Invitations to tenders will be sent out as early as April this year and an agency will be selected for the launch in the United States and Canada. IOC plans to spend 1.2 million euros on the project.
Australia is considering the adoption of standards that depart from IOC. Is this a concern for you? Do you find this worrying?
It’s worrying for them, not for us. Australia does not belong to the IOC. For reasons I don’t understand, they have never wanted to become a member. They use our laboratories every year; they attend our meetings and they come to be recognized by IOC for their competence in chemical and sensory characteristics.
I say it’s worrying for them because after all, 98 percent of the world’s export comes from members of IOC.
Why do you think this is happening?
I’m not sure. Australians are quite demanding but in this specific case they are not respecting IOC and Codex standards; there are quite a few discrepancies which seem to favor home producers more than importers.
Could you give me an example of one discrepancy?
The Australian limit for campesterol of 4.8 percent is higher than the IOC and Codex standard which fixes a limit of 4 percent.
For us, the quality of olive oil is a key factor.
Can you tell me about the situation in India?
Promotion campaigns were carried out in India by IOC but the results have been disappointing. I can’t commit too much here as I have only just taken on my new role, but India has been a much slower market to develop olive oil consumption compared to China where the market is developing very quickly. But things can evolve.
You will be going to China soon. What do you plan to do during your visit?
I will be in Shanghai for the opening ceremony of the 7th International Exhibition of Olive Oil and Edible Oils starting on the 18th of April. I will meet with members of the agricultural ministry as well as the press, and IOC will have a stand (at the exhibition).
Can you comment on the situation in Spain at the moment regarding the low prices of olive oil?
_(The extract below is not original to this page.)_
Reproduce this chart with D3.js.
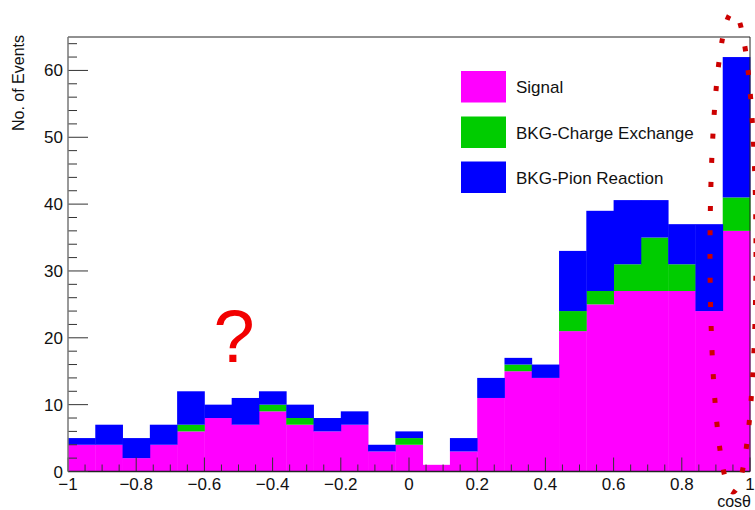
<!DOCTYPE html>
<html>
<head>
<meta charset="utf-8">
<script src="https://cdn.jsdelivr.net/npm/d3@7"></script>
<style>
  html, body { margin: 0; padding: 0; background: #fff; }
  svg { display: block; }
  text { font-family: "Liberation Sans", Arial, Helvetica, sans-serif; }
</style>
</head>
<body>
<svg id="chart" width="755" height="510"></svg>
<script>
// Histogram bins in cos(theta): 25 bins of width 0.08 between -1 and 1
const binEdges = [-1.00, -0.92, -0.84, -0.76, -0.68, -0.60, -0.52, -0.44, -0.36, -0.28,
                  -0.20, -0.12, -0.04, 0.04, 0.12, 0.20, 0.28, 0.36, 0.44, 0.52,
                  0.60, 0.68, 0.76, 0.84, 0.92, 1.00];

// Event counts per bin for each stacked component (bottom to top)
const signal   = [4, 4, 2, 4, 6, 8, 7, 9, 7, 6, 7, 3, 4, 1, 3, 11, 15, 14, 21, 25, 27, 27, 27, 24, 36];
const chargeEx = [0, 0, 0, 0, 1, 0, 0, 1, 1, 0, 0, 0, 1, 0, 0, 0, 1, 0, 3, 2, 4, 8, 4, 0, 5];
const pionReac = [1, 3, 3, 3, 5, 2, 4, 2, 2, 2, 2, 1, 1, 0, 2, 3, 1, 2, 9, 12, 9.6, 5.6, 6, 13, 21];

const seriesNames  = ["Signal", "BKG-Charge Exchange", "BKG-Pion Reaction"];
const seriesColors = ["#ff00ff", "#00cc00", "#0000ff"];

const xTickValues = [-1, -0.8, -0.6, -0.4, -0.2, 0, 0.2, 0.4, 0.6, 0.8, 1];
const yTickValues = [0, 10, 20, 30, 40, 50, 60];

const svg = d3.select("#chart");
const W = 755, H = 510;
const frame = { left: 68, right: 750, top: 37, bottom: 471.5 };

const x = d3.scaleLinear().domain([-1, 1]).range([frame.left, frame.right]);
const y = d3.scaleLinear().domain([0, 65]).range([frame.bottom, frame.top]);

// Build rows for d3.stack
const keys = ["signal", "chargeEx", "pionReac"];
const rows = signal.map((s, i) => ({
  lo: binEdges[i], hi: binEdges[i + 1],
  signal: s, chargeEx: chargeEx[i], pionReac: pionReac[i]
}));
const stacked = d3.stack().keys(keys)(rows);

// Stacked bars
const layers = svg.append("g").attr("class", "layers");
stacked.forEach((layer, k) => {
  layers.append("g")
    .attr("fill", seriesColors[k])
    .selectAll("rect")
    .data(layer.filter(d => d[1] > d[0]))
    .join("rect")
    .attr("x", d => x(d.data.lo))
    .attr("width", d => x(d.data.hi) - x(d.data.lo) + 0.4)
    .attr("y", d => y(d[1]))
    .attr("height", d => y(d[0]) - y(d[1]));
});

// Frame (top and right edges)
svg.append("path")
  .attr("d", `M${frame.left},${frame.top}H${frame.right}V${frame.bottom}`)
  .attr("fill", "none").attr("stroke", "#222").attr("stroke-width", 1);

// X axis: ticks pointing inward (up)
const xAxisG = svg.append("g");
const xMinor = d3.range(-1, 1.0001, 0.05);
xAxisG.selectAll("line.minor").data(xMinor).join("line")
  .attr("x1", d => x(d)).attr("x2", d => x(d))
  .attr("y1", frame.bottom).attr("y2", d => {
    const isMajor = Math.abs(Math.round(d * 5) - d * 5) < 1e-6;
    return frame.bottom - (isMajor ? 14 : 7);
  })
  .attr("stroke", "#333").attr("stroke-width", 1);
xAxisG.append("line")
  .attr("x1", frame.left).attr("x2", frame.right)
  .attr("y1", frame.bottom).attr("y2", frame.bottom)
  .attr("stroke", "#222").attr("stroke-width", 1.5);
const fmt = v => (v < 0 ? "\u2212" : "") + String(Math.abs(v));
xAxisG.selectAll("text").data(xTickValues).join("text")
  .attr("x", d => x(d)).attr("y", 490)
  .attr("text-anchor", "middle")
  .attr("font-size", 17).attr("fill", "#111")
  .text(fmt);

// Y axis: ticks pointing inward (right)
const yAxisG = svg.append("g");
const yMinor = d3.range(0, 65, 2);
yAxisG.selectAll("line.tick").data(yMinor).join("line")
  .attr("y1", d => y(d)).attr("y2", d => y(d))
  .attr("x1", frame.left).attr("x2", d => frame.left + (d % 10 === 0 ? 20 : 9))
  .attr("stroke", "#333").attr("stroke-width", 1);
yAxisG.append("line")
  .attr("x1", frame.left).attr("x2", frame.left)
  .attr("y1", frame.top).attr("y2", frame.bottom)
  .attr("stroke", "#777").attr("stroke-width", 1.5);
yAxisG.selectAll("text").data(yTickValues).join("text")
  .attr("x", 63).attr("y", d => y(d) + 6)
  .attr("text-anchor", "end")
  .attr("font-size", 17).attr("fill", "#111")
  .text(d => d);

// Axis titles
svg.append("text")
  .attr("transform", "translate(24,35) rotate(-90)")
  .attr("text-anchor", "end")
  .attr("font-size", 16).attr("fill", "#111")
  .text("No. of Events");
svg.append("text")
  .attr("x", 751).attr("y", 507)
  .attr("text-anchor", "end")
  .attr("font-size", 16).attr("fill", "#111")
  .text("cosθ");

// Legend
const legend = svg.append("g");
const legendRows = [
  { name: seriesNames[0], color: seriesColors[0], top: 71 },
  { name: seriesNames[1], color: seriesColors[1], top: 116.5 },
  { name: seriesNames[2], color: seriesColors[2], top: 161.5 }
];
legend.selectAll("rect").data(legendRows).join("rect")
  .attr("x", 461).attr("y", d => d.top)
  .attr("width", 45).attr("height", 31.5)
  .attr("fill", d => d.color);
legend.selectAll("text").data(legendRows).join("text")
  .attr("x", 516).attr("y", d => d.top + 22)
  .attr("font-size", 17).attr("fill", "#111")
  .text(d => d.name);

// Annotations: question mark over the backward region, dotted ring around the last bin
svg.append("text")
  .attr("x", 234).attr("y", 362)
  .attr("text-anchor", "middle")
  .attr("font-size", 74).attr("fill", "#f20000")
  .text("?");
svg.append("ellipse")
  .attr("cx", 733).attr("cy", 252).attr("rx", 23).attr("ry", 240)
  .attr("fill", "none")
  .attr("stroke", "#cc0000").attr("stroke-width", 5)
  .attr("stroke-dasharray", "5 19");
</script>
</body>
</html>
This is indeed a preoccupying situation. Studies carried out by the Spanish Olive Oil Agency have shown that over the years the added value in the olive oil production chain has been very low; hardly 2.5 percent. Also, because of Spain’s important position in world production, the price of olive oil set in Spain will influence the price of olive oil in other exporting countries.
Economically, this situation cannot be maintained; certainly, some of the planned investments will have to be put on hold and we will stop harvesting a certain number of olives. This will then cause a reduction in production in relation to demand. The result would be the risk of having a sudden surge of price increase.
We’re entering a kind of yo- yo phase where we would have a lack of production generating high prices for a relatively long period, as we would need to plant new crops and allow enough time for harvesting. This would indeed have an effect on all the exporting countries.
There have been recent reports of fraud. What is the cause?
I’d like to clarify a point that is not always understood. IOC is an intergovernmental organization with very high chemical and sensory standards. The member countries belonging to our organization have undertaken to respect these standards for the products they export and import.
It is important to know two things when talking about the quality of olive oil. The useful life cycle and conditions of storage, and when the analyses are carried out
The IOC specifies that analyses must be done at the time of international trading; this is vital. Light, heat and bad storage will deteriorate the quality of olive oil. We must respect this product; store it away from light, from heat so as to appreciate all its fine qualities.
Is your new role at IOC very different from that of CEFS?
Yes, very different; by the size of the industry and the product. Olive oil is a much more sophisticated product than sugar. Here at IOC, I am applying my experience of working in the public sector and in an agro-industry federation.
Do you read Olive Oil Times?
Yes, I do; I find it dynamic, I like it.
Thank you for your time, Mr. Barjol.